Llegados a la campaña presidencial de 2015, hubo un muy notorio contraste. Por un lado, la desmesura de las promesas de Mauricio Macri: pobreza cero, lluvia de inversiones, protección de todos los derechos adquiridos en los doce años, bajar la inflación, cuidado de los docentes y de los investigadores científicos, etc. Por el otro lado, la campaña del candidato oficial, Daniel Scioli, que modestamente prometía “cuidar lo logrado”.
El candidato triunfante de la derecha lleva quince meses gobernando sin haber cumplido una sola de las promesas, salvo la de pagar a los buitres sin negociar, devaluar y bajar la carga impositiva a los productores rurales.

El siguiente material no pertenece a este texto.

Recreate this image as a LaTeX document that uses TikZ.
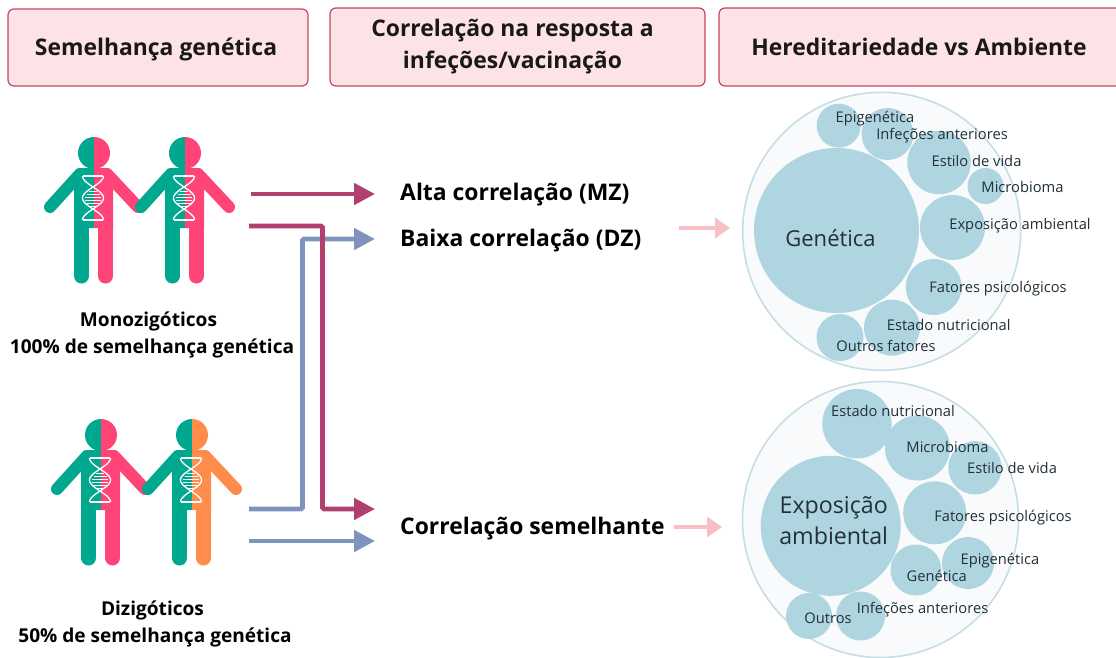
\documentclass[tikz,border=0pt]{standalone}
\usepackage{fontspec}
\setmainfont{Open Sans}
\usetikzlibrary{arrows.meta}
\definecolor{teal1}{HTML}{00A88F}
\definecolor{pink1}{HTML}{FF4477}
\definecolor{orange1}{HTML}{FF8C4A}
\definecolor{mag}{HTML}{B2406F}
\definecolor{blu}{HTML}{7F93BF}
\definecolor{palepink}{HTML}{F9BFC6}
\definecolor{hdrfill}{HTML}{FDE3E7}
\definecolor{hdrline}{HTML}{C4475F}
\definecolor{bub}{HTML}{AFD6E0}
\definecolor{bubline}{HTML}{C5DEE4}
\definecolor{bubbg}{HTML}{F9FAFB}
\definecolor{txt}{HTML}{22303A}
\tikzset{
  hdr/.style={draw=hdrline,fill=hdrfill,line width=1.2pt,rounded corners=6pt,inner sep=0pt},
  hdrtext/.style={font=\fontsize{22.9}{32}\selectfont\bfseries,align=center,text=black!90},
  lab/.style={font=\fontsize{22.9}{26}\selectfont\bfseries,anchor=west,text=black,inner sep=0pt},
  captext/.style={font=\fontsize{19.1}{27}\selectfont\bfseries,align=center,text=black,inner sep=0pt,text height=14pt,text depth=4.5pt},
  outer/.style={draw=bubline,fill=bubbg,line width=1.6pt},
  bubble/.style={fill=bub},
  small/.style={font=\fontsize{14.7}{17}\selectfont,text=txt,inner sep=0pt,text height=11pt,text depth=3.5pt,yshift=-1.7pt},
  big/.style={font=\fontsize{22}{30}\selectfont,text=txt,inner sep=0pt,align=center},
  magarrow/.style={draw=mag,line width=4.8pt,-{Triangle[length=21pt,width=21pt,fill=mag]},rounded corners=1.5pt},
  bluarrow/.style={draw=blu,line width=4.8pt,-{Triangle[length=21pt,width=21pt,fill=blu]},rounded corners=1.5pt},
  softarrow/.style={draw=palepink,line width=3.8pt,-{Triangle[length=15pt,width=20pt,fill=palepink]}}
}
% head x, head y, left colour, right colour
\newcommand{\personfig}[4]{%
\begin{scope}[shift={(#1,#2)}]
  \begin{scope}
    \clip (-60,-20) rectangle (0,140);
    \fill[#3] (0,0) circle[radius=16];
    \fill[#3] (0,15) -- (-15,15) to[out=180,in=90] (-20,24) -- (-20,75) -- (0,75) -- cycle;
    \draw[#3,line width=12pt,line cap=round] (-15,22) -- (-44,54);
    \draw[#3,line width=15pt,line cap=round] (-12.5,60) -- (-12.5,123);
  \end{scope}
  \begin{scope}
    \clip (0,-20) rectangle (60,140);
    \fill[#4] (0,0) circle[radius=16];
    \fill[#4] (0,15) -- (14,15) to[out=0,in=90] (19,24) -- (19,75) -- (0,75) -- cycle;
    \draw[#4,line width=12pt,line cap=round] (14,22) -- (44,54);
    \draw[#4,line width=15pt,line cap=round] (11.5,60) -- (11.5,123);
  \end{scope}
  \fill[#4] (0,60) rectangle (4,75);
  \draw[white,line width=1.3pt] plot[domain=23:67,samples=40,smooth] ({-1+10.5*cos((\x-23)*360/44)},\x);
  \draw[white,line width=1.3pt] plot[domain=23:67,samples=40,smooth] ({-1-10.5*cos((\x-23)*360/44)},\x);
  \foreach \yy/\ww in {38/4,41/6.5,44/8,47/8,50/6.5,53/4}{
    \draw[white,line width=.8pt] (-1-\ww,\yy) -- (-1+\ww,\yy);}
  \draw[white,line width=1.3pt] (-11,23) -- (9,23);
  \draw[white,line width=1.3pt] (-11,67) -- (9,67);
\end{scope}}
\begin{document}
\begin{tikzpicture}[x=1pt,y=-1pt]
\useasboundingbox (0,0) rectangle (1116,657);
\fill[white] (0,0) rectangle (1116,657);
% headers
\draw[hdr] (8,9) rectangle (308,86);
\draw[hdr] (330,8) rectangle (705,86);
\draw[hdr] (719,8) rectangle (1125,86);
\node[hdrtext] (h1) at (156,49) {Semelhança genética};
\node[hdrtext] (h2) at (512.5,47) {Correlação na resposta a\\infeções/vacinação};
\node[hdrtext] (h3) at (919,47) {Hereditariedade vs Ambiente};
% people
\personfig{94}{153}{teal1}{pink1}
\personfig{185}{153}{teal1}{pink1}
\personfig{101}{435}{teal1}{pink1}
\personfig{192}{435}{teal1}{orange1}
\node[captext] (mono) at (148.5,322) {Monozigóticos};
\node[captext] (mono2) at (152,349) {100\% de semelhança genética};
\node[captext] (di) at (152.5,611) {Dizigóticos};
\node[captext] (di2) at (155,638) {50\% de semelhança genética};
% connector ends
\coordinate (a1s) at (251,194); \coordinate (a1e) at (375,194);
\coordinate (a2s) at (249,226); \coordinate (a2m) at (322.5,226); \coordinate (a2n) at (322.5,509); \coordinate (a2e) at (375,509);
\coordinate (a3s) at (249,509); \coordinate (a3m) at (302.5,509); \coordinate (a3n) at (302.5,239); \coordinate (a3e) at (375,239);
\coordinate (a4s) at (249,541); \coordinate (a4e) at (375,541);
\draw[bluarrow] (a3s) -- (a3m) -- (a3n) -- (a3e);
\draw[bluarrow] (a4s) -- (a4e);
\draw[magarrow] (a1s) -- (a1e);
\draw[magarrow] (a2s) -- (a2m) -- (a2n) -- (a2e);
% labels
\node[lab] (alta) at (400,194.5) {Alta correlação (MZ)};
\node[lab] (baixa) at (400,240.5) {Baixa correlação (DZ)};
\node[lab] (sem) at (400,528.5) {Correlação semelhante};
\coordinate (s1a) at (679,228); \coordinate (s1b) at (730,228);
\coordinate (s2a) at (674,527); \coordinate (s2b) at (722,527);
\draw[softarrow] (s1a) -- (s1b);
\draw[softarrow] (s2a) -- (s2b);
% top bubbles
\filldraw[outer] (881.7,231.3) circle[radius=139];
\foreach \cx/\cy/\r in {836.5/230.5/82.5, 838.7/125.7/22, 887.5/134/26, 939/162.5/31.7, 985.5/186/18, 952.5/227.5/32.5, 933.7/287/28, 892/327.7/28, 840/337.5/23.5}
  \fill[bubble] (\cx,\cy) circle[radius=\r];
\node[big] (t1) at (830.5,237.7) {Genética};
\node[small] (t2) at (875,117) {Epigenética};
\node[small] (t3) at (942,134) {Infeções anteriores};
\node[small] (t4) at (976.5,161) {Estilo de vida};
\node[small] (t5) at (1022.5,187) {Microbioma};
\node[small] (t6) at (1020,224) {Exposição ambiental};
\node[small] (t7) at (998,287) {Fatores psicológicos};
\node[small] (t8) at (948.7,325) {Estado nutricional};
\node[small] (t9) at (886,346) {Outros fatores};
% bottom bubbles
\filldraw[outer] (880.5,519.5) circle[radius=138];
\foreach \cx/\cy/\r in {830.7/525.8/70, 857/423.7/34.7, 917.5/448/32.5, 975/467.8/26.7, 934.7/512.8/31.5, 916/570/25.5, 968/563/26, 809/616/23, 860.5/616/24.5}
  \fill[bubble] (\cx,\cy) circle[radius=\r];
\node[big,font=\fontsize{23.2}{31}\selectfont] (b1) at (833.7,520.5) {Exposição\\ambiental};
\node[small] (b2) at (893,411) {Estado nutricional};
\node[small] (b3) at (947.5,447) {Microbioma};
\node[small] (b4) at (1012,467.7) {Estilo de vida};
\node[small] (b5) at (1003,515.7) {Fatores psicológicos};
\node[small] (b6) at (1000,559) {Epigenética};
\node[small] (b7) at (936.7,576) {Genética};
\node[small] (b8) at (922.5,607.7) {Infeções anteriores};
\node[small] (b9) at (828,618) {Outros};
\end{tikzpicture}
\end{document}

Su imagen ha sufrido un fuerte menoscabo, pero no está claro aún si en las próximas elecciones legislativas de octubre habrá un vuelco de electores hacia la única oposición activa, el peronismo kirchnerista —donde nadie iguala la imagen de la expresidenta, pero hay más de una línea interna que resiste un acuerdo con ella—, o si los desencantados con su voto macrista optarán por la alternativa del Frente Renovador de Sergio Massa, a quien se califica de opoficialista por la docilidad con la que acompaña con su voto legislativo todas las iniciativas de Mauricio Macri.
En el libro de Malamud se señala que esa izquierda popular latinoamericana de la década pasada deja un capital de imagen por la bonanza que produjo en amplios sectores. En Argentina, la fabricación de causas artificiales contra la gobernante Kirchner entre los medios dominantes y sectores de la Justicia ha tenido éxito en velar por muchos los logros de la década al presentarla como la jefa de una banda delictiva.
En lo personal, creo que más importante para explicar ese rechazo de la mitad de la población es la fuerte gestión igualitaria del kirchnerismo, que rompió un orden desigual de un modo que provoca la reacción de sectores altos y medios, que se sienten amenazados, y genera imitación en otras franjas de la ciudadanía.
En mi prolongada experiencia de vida no he conocido otra circunstancia de odio más parecida a la actual que aquella que disparó en los años 50 la aparición del peronismo y sus políticas de “justicia social”. Como lo señala el sociólogo francés Francois Dubet, no todos quieren la igualdad. Claro que el rechazo puede desvanecerse tan pronto como los impulsores de ese orden desigual hagan colapsar a la clase media. Desiguales sí, pero no tanto.